### Goal
Reproduce all the lines exactly as they stand, apart from the pictures.

• • • • •

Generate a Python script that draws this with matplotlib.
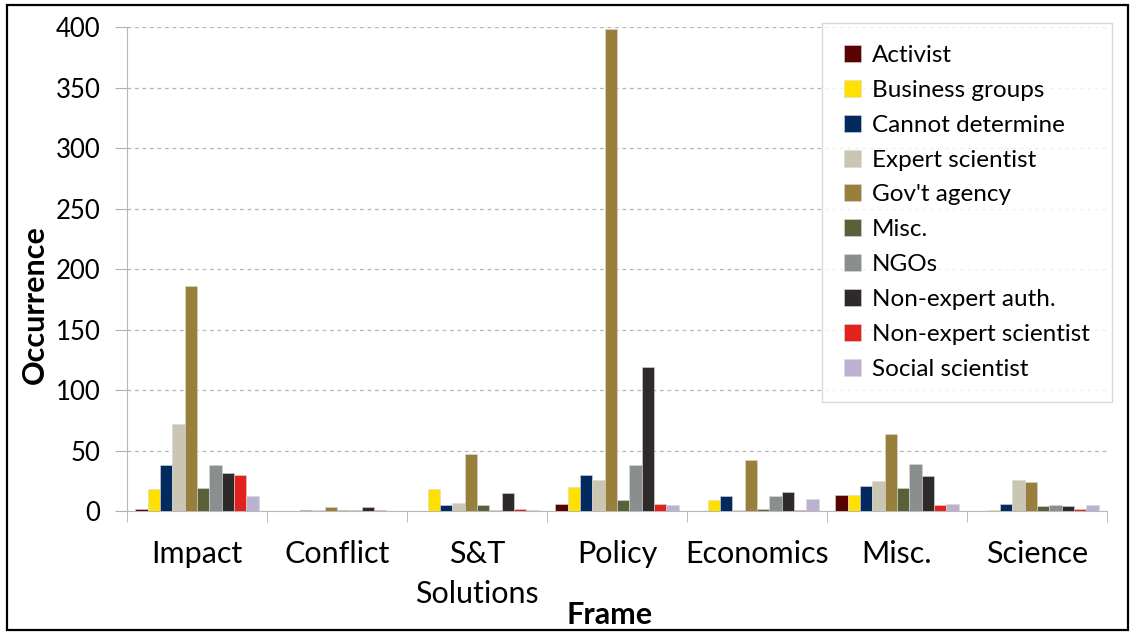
import numpy as np
import matplotlib
matplotlib.use("Agg")
import matplotlib.pyplot as plt
from matplotlib.patches import Rectangle

plt.rcParams['font.family'] = ['Lato', 'DejaVu Sans']

frames = ["Impact", "Conflict", "S&T\nSolutions", "Policy", "Economics", "Misc.", "Science"]

sources = ["Activist", "Business groups", "Cannot determine", "Expert scientist",
           "Gov't agency", "Misc.", "NGOs", "Non-expert auth.",
           "Non-expert scientist", "Social scientist"]

colors = ["#5a0303", "#ffe000", "#022a5e", "#cbc6b4", "#98803c",
          "#5a6038", "#8a8e8f", "#2e2a2a", "#e2231d", "#bdb1d2"]

# occurrence per source, one value per frame
activist          = [2, 0, 0, 6, 0, 13, 0]
business_groups   = [18, 0, 18, 20, 9, 13, 1]
cannot_determine  = [38, 1, 5, 30, 12, 21, 6]
expert_scientist  = [72, 1, 7, 26, 1, 25, 26]
govt_agency       = [186, 3, 47, 398, 42, 64, 24]
misc_source       = [19, 1, 5, 9, 2, 19, 4]
ngos              = [38, 1, 1, 38, 12, 39, 5]
nonexpert_auth    = [31, 3, 15, 119, 16, 29, 4]
nonexpert_sci     = [30, 1, 2, 6, 1, 5, 2]
social_scientist  = [12, 0, 1, 5, 10, 6, 5]

series = [activist, business_groups, cannot_determine, expert_scientist,
          govt_agency, misc_source, ngos, nonexpert_auth, nonexpert_sci,
          social_scientist]

fig = plt.figure(figsize=(11.31, 6.34), dpi=100)
ax = fig.add_axes([0.1123, 0.194, 0.8665, 0.7634])

x = np.arange(len(frames))
width = 0.088
n = len(series)
for i, (vals, name, col) in enumerate(zip(series, sources, colors)):
    offs = (i - (n - 1) / 2) * width
    ax.bar(x + offs, vals, width, color=col, label=name,
           edgecolor="#d8d8d8", linewidth=0.4, zorder=3)

ax.set_xlim(-0.5, len(frames) - 0.5)
ax.set_ylim(0, 400)
ax.set_yticks(np.arange(0, 401, 50))
ax.yaxis.grid(True, linestyle=(0, (3, 3)), color="#b5b5b5", linewidth=0.9, zorder=0)

ax.set_xticks(x)
ax.set_xticklabels(frames, fontsize=22, linespacing=1.5)
ax.set_xticks(np.arange(-0.5, len(frames)), minor=True)
ax.tick_params(axis="x", which="major", length=0, pad=21)
ax.tick_params(axis="x", which="minor", length=8, color="#b0b0b0")
ax.tick_params(axis="y", length=9, color="#b0b0b0", labelsize=18.5, pad=10)

for s in ["top", "right"]:
    ax.spines[s].set_visible(False)
for s in ["left", "bottom"]:
    ax.spines[s].set_color("#b8b8b8")

ax.set_ylabel("Occurrence", fontsize=22, fontweight="bold")
ax.yaxis.set_label_coords(-0.08, 0.426)
ax.set_xlabel("Frame", fontsize=22, fontweight="bold")
ax.xaxis.set_label_coords(0.492, -0.186)

leg = ax.legend(loc="upper right", bbox_to_anchor=(1.005, 1.008), fontsize=17.5,
                frameon=True, fancybox=False, edgecolor="#d0d0d0",
                handlelength=0.7, handleheight=0.7, handletextpad=0.45,
                labelspacing=0.57, borderpad=0.9, borderaxespad=0)
leg.get_frame().set_linewidth(1.0)
leg.set_zorder(5)

# outer border around the whole figure
fig.patches.append(Rectangle((7 / 1131, 4 / 634), 1121 / 1131, 625 / 634,
                             transform=fig.transFigure, fill=False,
                             edgecolor="black", linewidth=1.6))

fig.savefig("out.png", dpi=100)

• • • • •

### Written response
Generate a Python script that draws this with matplotlib.
import numpy as np
import matplotlib
matplotlib.use("Agg")
import matplotlib.pyplot as plt
from matplotlib.patches import Rectangle

plt.rcParams['font.family'] = ['Lato', 'DejaVu Sans']

frames = ["Impact", "Conflict", "S&T\nSolutions", "Policy", "Economics", "Misc.", "Science"]

sources = ["Activist", "Business groups", "Cannot determine", "Expert scientist",
           "Gov't agency", "Misc.", "NGOs", "Non-expert auth.",
           "Non-expert scientist", "Social scientist"]

colors = ["#5a0303", "#ffe000", "#022a5e", "#cbc6b4", "#98803c",
          "#5a6038", "#8a8e8f", "#2e2a2a", "#e2231d", "#bdb1d2"]

# occurrence per source, one value per frame
activist          = [2, 0, 0, 6, 0, 13, 0]
business_groups   = [18, 0, 18, 20, 9, 13, 1]
cannot_determine  = [38, 1, 5, 30, 12, 21, 6]
expert_scientist  = [72, 1, 7, 26, 1, 25, 26]
govt_agency       = [186, 3, 47, 398, 42, 64, 24]
misc_source       = [19, 1, 5, 9, 2, 19, 4]
ngos              = [38, 1, 1, 38, 12, 39, 5]
nonexpert_auth    = [31, 3, 15, 119, 16, 29, 4]
nonexpert_sci     = [30, 1, 2, 6, 1, 5, 2]
social_scientist  = [12, 0, 1, 5, 10, 6, 5]

series = [activist, business_groups, cannot_determine, expert_scientist,
          govt_agency, misc_source, ngos, nonexpert_auth, nonexpert_sci,
          social_scientist]

fig = plt.figure(figsize=(11.31, 6.34), dpi=100)
ax = fig.add_axes([0.1123, 0.194, 0.8665, 0.7634])

x = np.arange(len(frames))
width = 0.088
n = len(series)
for i, (vals, name, col) in enumerate(zip(series, sources, colors)):
    offs = (i - (n - 1) / 2) * width
    ax.bar(x + offs, vals, width, color=col, label=name,
           edgecolor="#d8d8d8", linewidth=0.4, zorder=3)

ax.set_xlim(-0.5, len(frames) - 0.5)
ax.set_ylim(0, 400)
ax.set_yticks(np.arange(0, 401, 50))
ax.yaxis.grid(True, linestyle=(0, (3, 3)), color="#b5b5b5", linewidth=0.9, zorder=0)

ax.set_xticks(x)
ax.set_xticklabels(frames, fontsize=22, linespacing=1.5)
ax.set_xticks(np.arange(-0.5, len(frames)), minor=True)
ax.tick_params(axis="x", which="major", length=0, pad=21)
ax.tick_params(axis="x", which="minor", length=8, color="#b0b0b0")
ax.tick_params(axis="y", length=9, color="#b0b0b0", labelsize=18.5, pad=10)

for s in ["top", "right"]:
    ax.spines[s].set_visible(False)
for s in ["left", "bottom"]:
    ax.spines[s].set_color("#b8b8b8")

ax.set_ylabel("Occurrence", fontsize=22, fontweight="bold")
ax.yaxis.set_label_coords(-0.08, 0.426)
ax.set_xlabel("Frame", fontsize=22, fontweight="bold")
ax.xaxis.set_label_coords(0.492, -0.186)

leg = ax.legend(loc="upper right", bbox_to_anchor=(1.005, 1.008), fontsize=17.5,
                frameon=True, fancybox=False, edgecolor="#d0d0d0",
                handlelength=0.7, handleheight=0.7, handletextpad=0.45,
                labelspacing=0.57, borderpad=0.9, borderaxespad=0)
leg.get_frame().set_linewidth(1.0)
leg.set_zorder(5)

# outer border around the whole figure
fig.patches.append(Rectangle((7 / 1131, 4 / 634), 1121 / 1131, 625 / 634,
                             transform=fig.transFigure, fill=False,
                             edgecolor="black", linewidth=1.6))

fig.savefig("out.png", dpi=100)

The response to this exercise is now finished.